### Your objective
The line containing "2, 3, 4, 3, 3]" marks the end: extract everything from the first line of the data through that line, exactly, with no pictures.
══════════
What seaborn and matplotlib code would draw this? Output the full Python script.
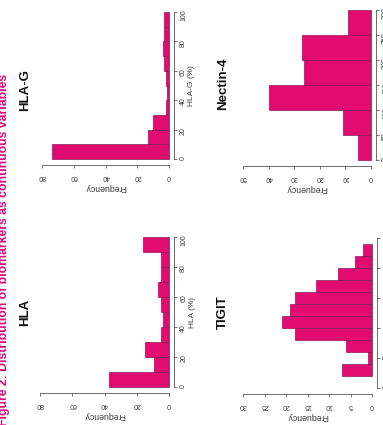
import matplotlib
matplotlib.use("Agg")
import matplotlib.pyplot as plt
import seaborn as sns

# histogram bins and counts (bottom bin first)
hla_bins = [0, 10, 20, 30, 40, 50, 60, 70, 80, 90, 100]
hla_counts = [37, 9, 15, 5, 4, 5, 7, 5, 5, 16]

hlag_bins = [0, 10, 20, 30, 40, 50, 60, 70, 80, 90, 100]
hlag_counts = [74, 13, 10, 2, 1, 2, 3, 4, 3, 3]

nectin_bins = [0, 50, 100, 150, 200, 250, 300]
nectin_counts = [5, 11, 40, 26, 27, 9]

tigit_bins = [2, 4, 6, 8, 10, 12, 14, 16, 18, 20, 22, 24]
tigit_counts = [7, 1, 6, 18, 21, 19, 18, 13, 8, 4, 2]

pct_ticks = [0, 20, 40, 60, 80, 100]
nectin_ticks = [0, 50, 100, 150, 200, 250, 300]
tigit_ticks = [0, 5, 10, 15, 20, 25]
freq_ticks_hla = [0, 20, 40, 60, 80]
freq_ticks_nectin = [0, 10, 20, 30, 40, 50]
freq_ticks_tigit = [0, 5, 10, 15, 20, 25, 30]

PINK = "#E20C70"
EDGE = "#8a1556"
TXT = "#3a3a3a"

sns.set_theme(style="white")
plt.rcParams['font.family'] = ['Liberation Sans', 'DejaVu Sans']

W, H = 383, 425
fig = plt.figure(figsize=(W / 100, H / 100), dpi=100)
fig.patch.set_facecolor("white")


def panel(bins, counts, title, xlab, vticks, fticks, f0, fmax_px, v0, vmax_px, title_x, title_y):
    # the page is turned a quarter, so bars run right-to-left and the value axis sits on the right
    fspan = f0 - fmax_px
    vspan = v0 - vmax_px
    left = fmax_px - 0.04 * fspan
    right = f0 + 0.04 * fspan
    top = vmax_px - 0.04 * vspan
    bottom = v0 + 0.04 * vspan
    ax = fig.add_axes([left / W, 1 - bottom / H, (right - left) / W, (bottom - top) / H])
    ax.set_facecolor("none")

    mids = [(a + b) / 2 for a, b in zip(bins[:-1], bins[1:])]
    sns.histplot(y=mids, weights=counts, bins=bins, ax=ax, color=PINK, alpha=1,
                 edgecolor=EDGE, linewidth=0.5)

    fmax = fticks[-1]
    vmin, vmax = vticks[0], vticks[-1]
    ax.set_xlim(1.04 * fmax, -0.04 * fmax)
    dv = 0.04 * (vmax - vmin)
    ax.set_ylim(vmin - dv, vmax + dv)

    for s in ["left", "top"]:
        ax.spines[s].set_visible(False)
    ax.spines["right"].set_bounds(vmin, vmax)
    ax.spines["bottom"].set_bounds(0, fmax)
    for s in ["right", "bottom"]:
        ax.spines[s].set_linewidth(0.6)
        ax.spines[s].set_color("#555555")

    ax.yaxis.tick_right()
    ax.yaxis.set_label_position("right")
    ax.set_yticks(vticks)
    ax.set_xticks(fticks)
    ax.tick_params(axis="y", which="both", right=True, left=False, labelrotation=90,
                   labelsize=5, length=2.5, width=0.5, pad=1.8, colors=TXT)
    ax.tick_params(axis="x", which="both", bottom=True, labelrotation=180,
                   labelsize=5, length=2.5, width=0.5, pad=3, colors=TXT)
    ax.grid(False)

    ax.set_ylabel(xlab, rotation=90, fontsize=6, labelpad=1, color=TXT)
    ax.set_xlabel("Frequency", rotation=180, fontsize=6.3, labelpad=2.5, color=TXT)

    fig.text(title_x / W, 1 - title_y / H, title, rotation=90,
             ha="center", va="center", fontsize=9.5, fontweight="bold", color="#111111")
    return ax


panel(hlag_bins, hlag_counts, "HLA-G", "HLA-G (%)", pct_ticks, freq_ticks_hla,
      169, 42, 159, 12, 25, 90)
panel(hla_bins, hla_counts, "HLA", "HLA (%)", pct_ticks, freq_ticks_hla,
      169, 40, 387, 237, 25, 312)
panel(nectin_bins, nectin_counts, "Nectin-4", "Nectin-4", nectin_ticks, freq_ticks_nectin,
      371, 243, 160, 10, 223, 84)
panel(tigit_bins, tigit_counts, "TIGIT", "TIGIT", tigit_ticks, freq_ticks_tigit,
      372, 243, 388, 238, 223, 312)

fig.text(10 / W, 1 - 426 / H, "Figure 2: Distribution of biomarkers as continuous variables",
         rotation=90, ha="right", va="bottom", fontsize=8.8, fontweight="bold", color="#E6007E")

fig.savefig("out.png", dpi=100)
══════════
### Exercise answer
What seaborn and matplotlib code would draw this? Output the full Python script.
import matplotlib
matplotlib.use("Agg")
import matplotlib.pyplot as plt
import seaborn as sns

# histogram bins and counts (bottom bin first)
hla_bins = [0, 10, 20, 30, 40, 50, 60, 70, 80, 90, 100]
hla_counts = [37, 9, 15, 5, 4, 5, 7, 5, 5, 16]

hlag_bins = [0, 10, 20, 30, 40, 50, 60, 70, 80, 90, 100]
hlag_counts = [74, 13, 10, 2, 1, 2, 3, 4, 3, 3]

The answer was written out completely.